Ключевой для меня оказалась параллель между тремя, на первый взгляд весьма отдаленными, явлениями — психологией нарциссизма, философским холизмом и интересом к мифологии. Оказывается, они весьма тесно переплетены. О том, что истоки холистской установки коренятся именно в нарциссизме, догадался еще сам Фрейд — в процессе работы над статьей «О нарциссизме» (1914). За некоторое время до ее появления (в феврале 1913 г.) он беседовал с Jly Анреас–Саломе, которая впоследствии сообщила о ряде его весьма примечательных высказываний. Фрейд, в частности, говорил ей о своем отрицательном отношении к философии, стремящейся найти во всем единство
(некий универсальный принцип), о том, сколь важно вести решительную «борьбу против присущей некоторым мыслителям жажды отыскивать во всем на свете некое предельное единство», а также заметил, что «главным источником подобного стремления к единству является нарциссизм» [Цит. по: 131, р. 104]. По мнению Фрейда, только самовлюбленный нарцисс может позволить себе рассматривать мир как абсолютно целостное образование, т.е. поддаться тому самому соблазну, от которого наука вынуждена отказаться, если только, конечно, хочет именоваться наукой. Ее удел — устанавливать и описывать различия, тогда как для универсальных объяснений лучше подходит религия.
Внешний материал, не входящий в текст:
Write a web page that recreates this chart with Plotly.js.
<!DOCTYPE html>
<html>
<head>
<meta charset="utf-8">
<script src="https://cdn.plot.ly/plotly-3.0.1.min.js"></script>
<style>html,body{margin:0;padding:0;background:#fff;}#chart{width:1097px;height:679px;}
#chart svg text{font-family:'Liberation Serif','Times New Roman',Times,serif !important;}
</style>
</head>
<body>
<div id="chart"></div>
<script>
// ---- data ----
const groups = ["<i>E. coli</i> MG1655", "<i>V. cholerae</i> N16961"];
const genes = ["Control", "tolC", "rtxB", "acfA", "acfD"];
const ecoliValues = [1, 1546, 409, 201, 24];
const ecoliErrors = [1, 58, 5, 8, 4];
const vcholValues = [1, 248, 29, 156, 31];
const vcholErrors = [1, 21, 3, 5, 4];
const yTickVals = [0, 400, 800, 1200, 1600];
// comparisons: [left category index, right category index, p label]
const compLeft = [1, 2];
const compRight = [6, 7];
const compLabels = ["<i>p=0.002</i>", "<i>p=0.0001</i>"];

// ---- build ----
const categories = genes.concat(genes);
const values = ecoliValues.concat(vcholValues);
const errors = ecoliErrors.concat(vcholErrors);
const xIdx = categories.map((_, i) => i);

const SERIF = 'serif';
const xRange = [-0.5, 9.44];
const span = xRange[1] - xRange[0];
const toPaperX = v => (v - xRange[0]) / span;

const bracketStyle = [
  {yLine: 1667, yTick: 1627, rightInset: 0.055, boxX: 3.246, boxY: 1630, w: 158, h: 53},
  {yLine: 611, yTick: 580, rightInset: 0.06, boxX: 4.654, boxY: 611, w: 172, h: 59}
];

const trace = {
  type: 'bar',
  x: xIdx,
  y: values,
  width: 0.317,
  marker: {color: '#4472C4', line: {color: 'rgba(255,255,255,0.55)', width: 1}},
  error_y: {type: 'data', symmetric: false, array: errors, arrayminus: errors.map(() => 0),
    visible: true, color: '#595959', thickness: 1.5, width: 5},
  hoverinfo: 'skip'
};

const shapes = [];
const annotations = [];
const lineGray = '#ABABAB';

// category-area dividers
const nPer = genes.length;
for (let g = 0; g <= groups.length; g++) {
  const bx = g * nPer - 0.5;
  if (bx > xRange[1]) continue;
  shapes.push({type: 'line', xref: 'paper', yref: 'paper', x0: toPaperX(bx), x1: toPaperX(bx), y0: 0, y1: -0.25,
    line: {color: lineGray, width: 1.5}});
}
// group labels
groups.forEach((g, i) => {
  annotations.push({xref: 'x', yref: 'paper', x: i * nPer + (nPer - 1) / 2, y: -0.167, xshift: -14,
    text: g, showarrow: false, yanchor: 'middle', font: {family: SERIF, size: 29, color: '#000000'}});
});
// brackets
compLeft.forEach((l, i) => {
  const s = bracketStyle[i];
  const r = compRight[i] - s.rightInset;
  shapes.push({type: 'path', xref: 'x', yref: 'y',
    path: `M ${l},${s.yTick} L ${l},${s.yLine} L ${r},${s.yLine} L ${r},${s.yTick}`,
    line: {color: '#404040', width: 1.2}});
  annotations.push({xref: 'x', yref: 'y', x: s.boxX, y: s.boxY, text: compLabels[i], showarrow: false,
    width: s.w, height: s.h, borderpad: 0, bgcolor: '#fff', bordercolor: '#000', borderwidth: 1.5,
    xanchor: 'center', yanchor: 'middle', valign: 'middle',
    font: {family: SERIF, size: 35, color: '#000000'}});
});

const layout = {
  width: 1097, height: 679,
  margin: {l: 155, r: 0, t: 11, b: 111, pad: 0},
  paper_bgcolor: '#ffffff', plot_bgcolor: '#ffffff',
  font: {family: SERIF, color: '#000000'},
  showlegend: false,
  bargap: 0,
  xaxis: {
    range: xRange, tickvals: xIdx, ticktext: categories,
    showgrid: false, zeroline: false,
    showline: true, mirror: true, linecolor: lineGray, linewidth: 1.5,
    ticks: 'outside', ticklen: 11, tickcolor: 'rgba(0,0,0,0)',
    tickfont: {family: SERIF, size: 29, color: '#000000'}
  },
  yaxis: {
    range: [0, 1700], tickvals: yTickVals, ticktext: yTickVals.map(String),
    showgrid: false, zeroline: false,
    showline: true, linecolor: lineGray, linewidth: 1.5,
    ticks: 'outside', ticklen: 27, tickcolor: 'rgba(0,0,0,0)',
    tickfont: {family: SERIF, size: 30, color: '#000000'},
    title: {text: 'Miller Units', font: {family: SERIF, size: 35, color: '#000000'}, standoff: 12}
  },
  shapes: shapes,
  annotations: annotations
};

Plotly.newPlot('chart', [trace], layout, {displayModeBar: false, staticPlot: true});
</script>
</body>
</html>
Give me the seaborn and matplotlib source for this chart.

Хоманс убежден, что стрелы недовольства этой антинаучной философией, коренящейся в болезненном нарциссизме, Фрейд адресовал в первую очередь Юнгу, которому всего лишь за месяц до этого написал: «Я предлагаю полностью прервать наши личные отношения» (из письма от 3 января 1913 г. [176, р. 539]), — тому самому Юнгу, который уже за несколько лет до этого начал подыскивать обоснование подобному «целостному видению», советуя Фрейду обратить внимание на «далеко идущие взаимосвязи», обнаруживаемые благодаря мифологии (из письма от 25 декабря 1909 г. [176, р. 279]).Мое личное увлечение (как я теперь понимаю, весьма некритичное) мифологическими медитациями Юнга легко объясняется тем, что я занялся этой проблематикой, имея за своими плечами радикально холистский мировоззренческий багаж, сформировавшийся в ходе трехлетнего изучения философии мифа в рамках весьма специфической традиции (от философии тождества
Шеллинга до русской философии всеединства Владимира Соловьева и его последователей). Молодой человек, написавший апологетическую статью о шеллинговской философии мифологии [12] и похожее по тональности дипломное эссе («Учение о мифе в философии–всеединства», 1992 г.), едва ли мог удержаться от соблазна развить этот сюжет с помощью юнговских схем. Так сформировались представления, изложенные мной в кандидатской диссертации («Трансформация психоаналитической концепции мифа», 1996) и в монографии [27]. Чтобы объяснить, как это, на мой взгляд, связано с нарциссизмом, позволю себе добавить, что все эти длительные упражнения в холизме и мифологии (с 1989 по 1998 гг.) были составной частью крайне противоречивых отношений с моим тогдашним научным ментором Анатолием Тихолазом, причем происходило это в состоянии сначала глубокого очарования, а под конец — столь же глубокого разочарования его личностью и воззрениями. Дабы не быть превратно понятым, подчеркну, что ответственность и за излишнюю идеализацию, и за не всегда справедливую критику по отношению к этому необычайно яркому мыслителю, играющему огромную роль в современной украинской историко–философской науке, лежит исключительно на мне.Весьма симптоматично, что для демонстрации «научности» Юнга я избрал именно ту зыбкую и двусмысленную сферу, с которой в настоящий момент вынужден отождествить все юнговское учение как таковое (да и весь психоанализ). Как я понял позднее, Юнга следует считать создателем не столько научной теории мифа, сколько мифа о научности собственных теорий. Произошло это, однако, лишь после моего первого визита в США (в 1998 г.) и появившейся благодаря этому возможности ознакомиться с новейшими критическими исследованиями по истории психоанализа. Огромную роль сыграло, конечно, и личное знакомство с одним из самых неистовых антиюнгианцев всех времен и народов Ричардом Ноллом.